DIRECTION.
Give the number of lines containing "page" in this listing, with no other words.

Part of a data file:

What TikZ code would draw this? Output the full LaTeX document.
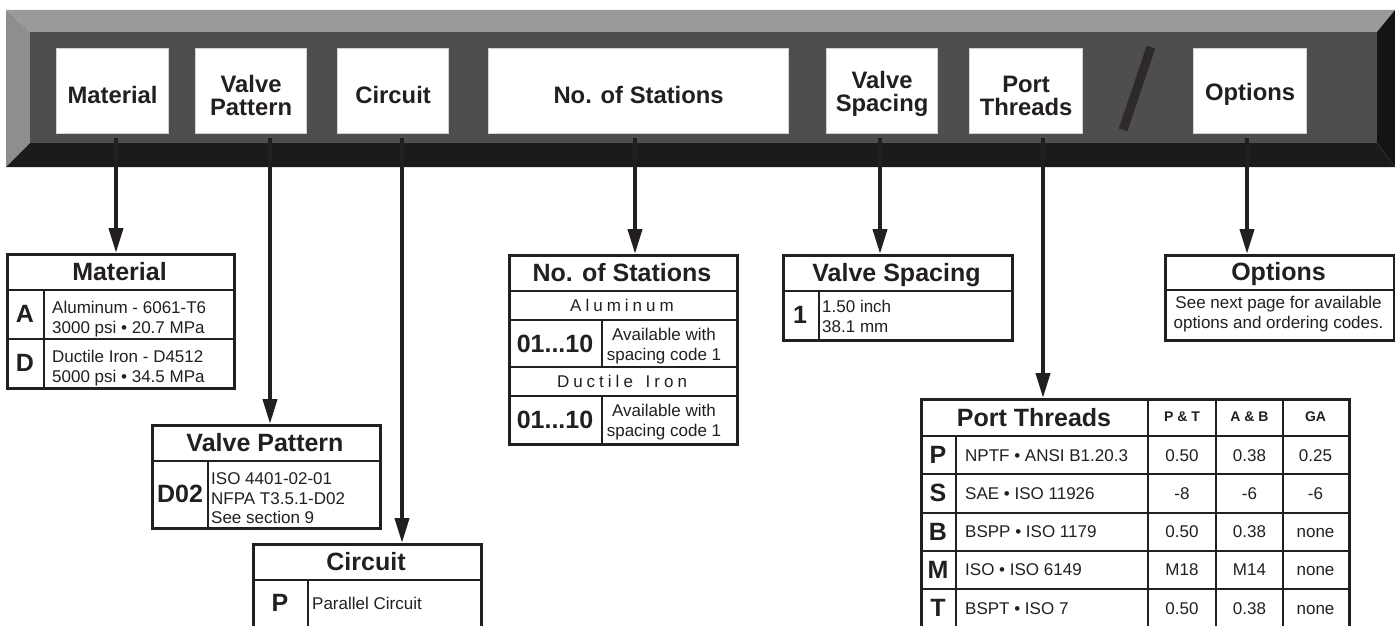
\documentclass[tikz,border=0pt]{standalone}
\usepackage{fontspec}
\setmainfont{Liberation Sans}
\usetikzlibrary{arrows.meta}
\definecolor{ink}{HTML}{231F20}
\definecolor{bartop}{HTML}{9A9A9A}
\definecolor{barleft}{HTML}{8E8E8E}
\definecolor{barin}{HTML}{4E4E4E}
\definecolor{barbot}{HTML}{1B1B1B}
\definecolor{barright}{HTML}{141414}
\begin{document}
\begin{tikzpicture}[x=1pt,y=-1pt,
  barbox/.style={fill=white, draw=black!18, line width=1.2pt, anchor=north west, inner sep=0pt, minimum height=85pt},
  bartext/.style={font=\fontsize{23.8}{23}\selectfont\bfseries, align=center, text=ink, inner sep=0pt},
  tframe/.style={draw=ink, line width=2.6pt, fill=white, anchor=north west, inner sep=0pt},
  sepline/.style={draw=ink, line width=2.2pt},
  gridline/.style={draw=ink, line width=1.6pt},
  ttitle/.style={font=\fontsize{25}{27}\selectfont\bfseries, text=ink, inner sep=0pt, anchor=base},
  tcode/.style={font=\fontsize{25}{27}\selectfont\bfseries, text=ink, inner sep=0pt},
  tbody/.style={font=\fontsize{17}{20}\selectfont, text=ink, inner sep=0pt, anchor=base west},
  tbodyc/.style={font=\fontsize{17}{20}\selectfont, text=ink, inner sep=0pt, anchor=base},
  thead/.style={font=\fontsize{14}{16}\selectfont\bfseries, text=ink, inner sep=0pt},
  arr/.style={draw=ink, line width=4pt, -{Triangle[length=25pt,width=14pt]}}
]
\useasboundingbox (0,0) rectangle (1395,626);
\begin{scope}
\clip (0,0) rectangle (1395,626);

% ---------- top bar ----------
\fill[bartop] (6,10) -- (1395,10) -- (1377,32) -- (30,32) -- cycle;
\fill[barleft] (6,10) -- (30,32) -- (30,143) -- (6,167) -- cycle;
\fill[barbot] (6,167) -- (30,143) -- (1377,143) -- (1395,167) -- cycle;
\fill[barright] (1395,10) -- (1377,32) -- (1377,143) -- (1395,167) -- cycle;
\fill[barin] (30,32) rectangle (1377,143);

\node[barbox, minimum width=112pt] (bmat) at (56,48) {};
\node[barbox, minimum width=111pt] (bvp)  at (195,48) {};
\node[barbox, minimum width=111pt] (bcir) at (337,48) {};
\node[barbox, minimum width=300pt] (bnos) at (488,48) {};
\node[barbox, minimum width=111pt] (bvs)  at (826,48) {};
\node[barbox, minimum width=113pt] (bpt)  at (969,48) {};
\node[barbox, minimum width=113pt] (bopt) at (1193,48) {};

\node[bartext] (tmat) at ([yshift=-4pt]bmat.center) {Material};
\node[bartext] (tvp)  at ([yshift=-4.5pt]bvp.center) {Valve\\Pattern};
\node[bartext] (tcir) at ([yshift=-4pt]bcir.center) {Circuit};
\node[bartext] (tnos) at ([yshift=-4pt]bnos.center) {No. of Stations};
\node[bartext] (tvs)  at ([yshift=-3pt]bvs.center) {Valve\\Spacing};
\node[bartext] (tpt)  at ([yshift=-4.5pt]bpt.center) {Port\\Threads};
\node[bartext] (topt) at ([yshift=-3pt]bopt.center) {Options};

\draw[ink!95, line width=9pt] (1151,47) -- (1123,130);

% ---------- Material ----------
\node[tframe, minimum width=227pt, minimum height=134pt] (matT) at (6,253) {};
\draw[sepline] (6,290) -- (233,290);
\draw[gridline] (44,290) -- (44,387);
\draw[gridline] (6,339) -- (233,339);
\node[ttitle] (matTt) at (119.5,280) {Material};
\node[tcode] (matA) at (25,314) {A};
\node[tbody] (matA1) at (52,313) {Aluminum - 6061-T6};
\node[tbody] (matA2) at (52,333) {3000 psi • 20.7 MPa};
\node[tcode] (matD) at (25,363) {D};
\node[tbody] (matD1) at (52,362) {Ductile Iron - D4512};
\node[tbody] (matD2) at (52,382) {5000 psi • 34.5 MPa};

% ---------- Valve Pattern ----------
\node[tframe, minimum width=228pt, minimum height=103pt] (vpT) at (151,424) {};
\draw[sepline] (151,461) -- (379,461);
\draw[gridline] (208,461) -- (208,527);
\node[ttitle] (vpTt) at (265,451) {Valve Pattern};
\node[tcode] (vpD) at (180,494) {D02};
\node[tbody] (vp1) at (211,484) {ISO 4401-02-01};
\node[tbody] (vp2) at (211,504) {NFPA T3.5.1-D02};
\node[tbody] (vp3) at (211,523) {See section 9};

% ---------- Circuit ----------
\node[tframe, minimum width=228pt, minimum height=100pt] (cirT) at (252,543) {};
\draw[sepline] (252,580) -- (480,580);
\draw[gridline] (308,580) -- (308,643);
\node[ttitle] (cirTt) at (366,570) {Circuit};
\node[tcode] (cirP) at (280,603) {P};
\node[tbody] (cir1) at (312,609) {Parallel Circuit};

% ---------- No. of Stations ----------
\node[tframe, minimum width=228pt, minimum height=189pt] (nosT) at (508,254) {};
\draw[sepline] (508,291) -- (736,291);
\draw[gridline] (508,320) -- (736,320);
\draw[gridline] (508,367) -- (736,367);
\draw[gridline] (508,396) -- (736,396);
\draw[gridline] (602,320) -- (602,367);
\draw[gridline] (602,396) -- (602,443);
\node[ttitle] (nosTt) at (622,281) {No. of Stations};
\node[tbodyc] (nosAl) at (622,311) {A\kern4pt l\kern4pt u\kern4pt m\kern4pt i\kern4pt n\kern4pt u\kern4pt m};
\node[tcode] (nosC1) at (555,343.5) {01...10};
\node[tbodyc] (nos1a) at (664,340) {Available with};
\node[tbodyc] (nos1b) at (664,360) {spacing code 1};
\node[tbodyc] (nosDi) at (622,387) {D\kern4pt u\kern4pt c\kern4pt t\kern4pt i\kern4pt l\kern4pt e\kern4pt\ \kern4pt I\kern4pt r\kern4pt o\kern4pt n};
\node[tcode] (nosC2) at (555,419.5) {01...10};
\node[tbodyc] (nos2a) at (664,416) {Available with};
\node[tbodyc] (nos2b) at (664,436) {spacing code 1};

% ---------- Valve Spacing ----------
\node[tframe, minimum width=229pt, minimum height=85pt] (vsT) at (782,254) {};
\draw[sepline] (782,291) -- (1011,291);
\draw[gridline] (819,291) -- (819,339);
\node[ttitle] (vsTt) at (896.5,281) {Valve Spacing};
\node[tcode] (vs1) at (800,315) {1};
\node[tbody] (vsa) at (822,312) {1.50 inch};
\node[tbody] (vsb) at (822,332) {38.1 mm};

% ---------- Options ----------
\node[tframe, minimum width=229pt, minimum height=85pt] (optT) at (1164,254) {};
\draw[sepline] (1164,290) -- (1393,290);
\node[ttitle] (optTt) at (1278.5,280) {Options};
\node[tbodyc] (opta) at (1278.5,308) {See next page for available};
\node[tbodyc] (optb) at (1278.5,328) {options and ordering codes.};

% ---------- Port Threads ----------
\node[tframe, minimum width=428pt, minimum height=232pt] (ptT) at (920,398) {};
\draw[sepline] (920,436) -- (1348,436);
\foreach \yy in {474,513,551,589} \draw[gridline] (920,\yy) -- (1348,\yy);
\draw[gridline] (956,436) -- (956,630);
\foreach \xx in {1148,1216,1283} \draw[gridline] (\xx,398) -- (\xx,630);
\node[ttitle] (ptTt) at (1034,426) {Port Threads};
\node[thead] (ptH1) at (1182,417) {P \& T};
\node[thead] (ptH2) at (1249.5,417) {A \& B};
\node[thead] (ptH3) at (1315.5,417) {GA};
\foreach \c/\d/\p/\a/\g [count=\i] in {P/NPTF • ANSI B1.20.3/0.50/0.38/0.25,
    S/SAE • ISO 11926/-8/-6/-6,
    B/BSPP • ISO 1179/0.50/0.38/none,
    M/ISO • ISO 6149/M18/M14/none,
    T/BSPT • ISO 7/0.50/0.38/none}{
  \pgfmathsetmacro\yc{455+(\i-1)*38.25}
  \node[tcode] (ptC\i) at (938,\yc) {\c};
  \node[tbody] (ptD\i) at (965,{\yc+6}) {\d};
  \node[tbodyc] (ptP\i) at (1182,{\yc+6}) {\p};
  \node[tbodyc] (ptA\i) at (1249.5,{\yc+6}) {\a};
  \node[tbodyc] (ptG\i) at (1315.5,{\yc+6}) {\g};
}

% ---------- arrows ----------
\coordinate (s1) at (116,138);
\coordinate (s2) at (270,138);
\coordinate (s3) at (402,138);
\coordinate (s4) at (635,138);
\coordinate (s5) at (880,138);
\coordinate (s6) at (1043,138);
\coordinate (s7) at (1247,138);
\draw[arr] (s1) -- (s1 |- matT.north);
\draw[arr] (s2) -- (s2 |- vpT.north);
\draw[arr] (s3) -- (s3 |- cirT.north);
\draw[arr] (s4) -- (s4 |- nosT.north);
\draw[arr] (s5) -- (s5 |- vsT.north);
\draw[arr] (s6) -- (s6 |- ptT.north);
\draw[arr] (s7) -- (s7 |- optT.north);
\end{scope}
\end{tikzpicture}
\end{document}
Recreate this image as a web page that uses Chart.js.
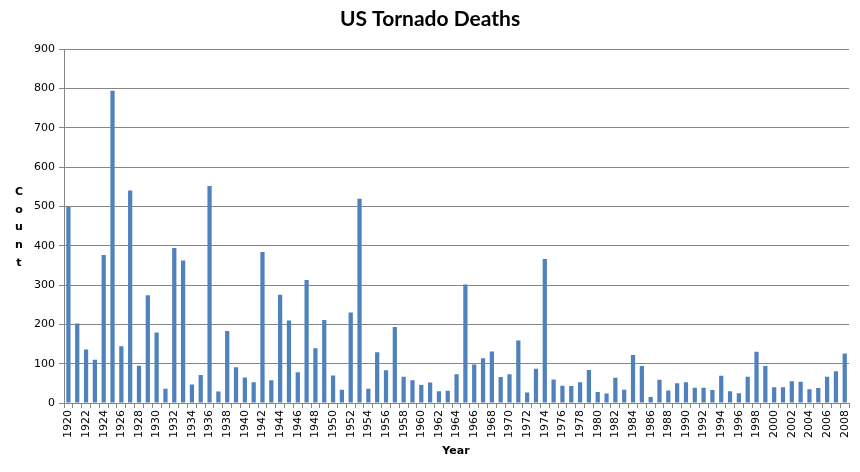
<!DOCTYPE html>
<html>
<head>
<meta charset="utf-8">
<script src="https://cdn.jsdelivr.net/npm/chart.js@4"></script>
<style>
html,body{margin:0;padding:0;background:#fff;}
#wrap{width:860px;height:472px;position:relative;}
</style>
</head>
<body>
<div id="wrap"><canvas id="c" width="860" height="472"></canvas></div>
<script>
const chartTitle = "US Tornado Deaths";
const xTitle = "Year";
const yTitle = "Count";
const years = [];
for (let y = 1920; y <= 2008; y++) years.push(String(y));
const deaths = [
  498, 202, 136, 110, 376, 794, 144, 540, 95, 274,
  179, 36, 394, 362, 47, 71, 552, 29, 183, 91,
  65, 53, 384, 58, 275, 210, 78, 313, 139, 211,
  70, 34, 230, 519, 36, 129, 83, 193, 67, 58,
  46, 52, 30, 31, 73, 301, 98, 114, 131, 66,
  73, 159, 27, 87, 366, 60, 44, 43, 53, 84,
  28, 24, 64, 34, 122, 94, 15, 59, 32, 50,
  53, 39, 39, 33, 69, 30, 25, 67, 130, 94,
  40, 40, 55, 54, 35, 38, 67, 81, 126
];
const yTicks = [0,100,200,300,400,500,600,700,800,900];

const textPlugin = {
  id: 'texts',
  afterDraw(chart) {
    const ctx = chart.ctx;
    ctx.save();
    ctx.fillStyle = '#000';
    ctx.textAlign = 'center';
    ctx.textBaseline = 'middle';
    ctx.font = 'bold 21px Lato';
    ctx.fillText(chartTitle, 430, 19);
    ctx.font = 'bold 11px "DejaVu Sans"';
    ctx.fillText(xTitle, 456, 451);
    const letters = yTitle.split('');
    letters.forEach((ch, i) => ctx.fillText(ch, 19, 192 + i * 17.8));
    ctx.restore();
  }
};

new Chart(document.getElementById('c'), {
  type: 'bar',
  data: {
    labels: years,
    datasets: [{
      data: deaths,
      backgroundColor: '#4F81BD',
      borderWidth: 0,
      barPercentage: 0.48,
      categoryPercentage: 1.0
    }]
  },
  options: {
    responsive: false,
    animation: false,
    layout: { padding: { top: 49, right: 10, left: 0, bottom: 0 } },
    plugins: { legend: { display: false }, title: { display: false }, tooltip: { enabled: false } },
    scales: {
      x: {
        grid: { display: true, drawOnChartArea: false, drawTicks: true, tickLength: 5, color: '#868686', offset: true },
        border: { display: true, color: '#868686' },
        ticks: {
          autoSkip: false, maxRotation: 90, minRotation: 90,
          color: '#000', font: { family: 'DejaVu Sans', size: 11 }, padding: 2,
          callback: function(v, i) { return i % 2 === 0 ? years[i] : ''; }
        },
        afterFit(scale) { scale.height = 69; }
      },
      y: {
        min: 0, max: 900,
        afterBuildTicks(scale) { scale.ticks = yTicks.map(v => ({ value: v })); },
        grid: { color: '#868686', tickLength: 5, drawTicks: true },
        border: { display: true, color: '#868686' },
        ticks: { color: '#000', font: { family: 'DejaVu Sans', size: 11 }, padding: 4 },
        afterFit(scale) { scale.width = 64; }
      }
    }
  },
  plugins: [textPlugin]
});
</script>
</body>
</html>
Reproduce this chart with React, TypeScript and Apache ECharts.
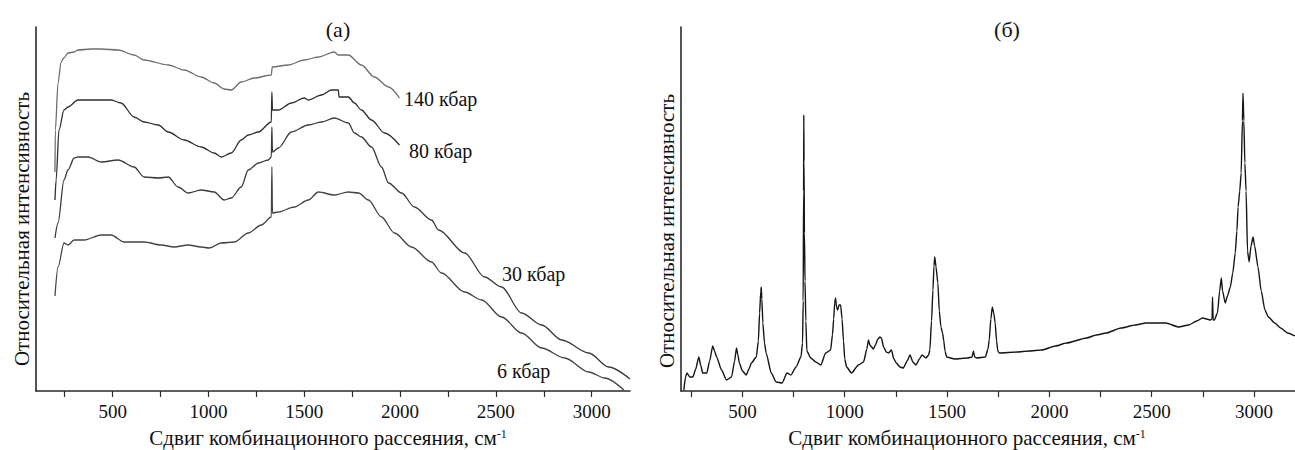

THE REPLY.
2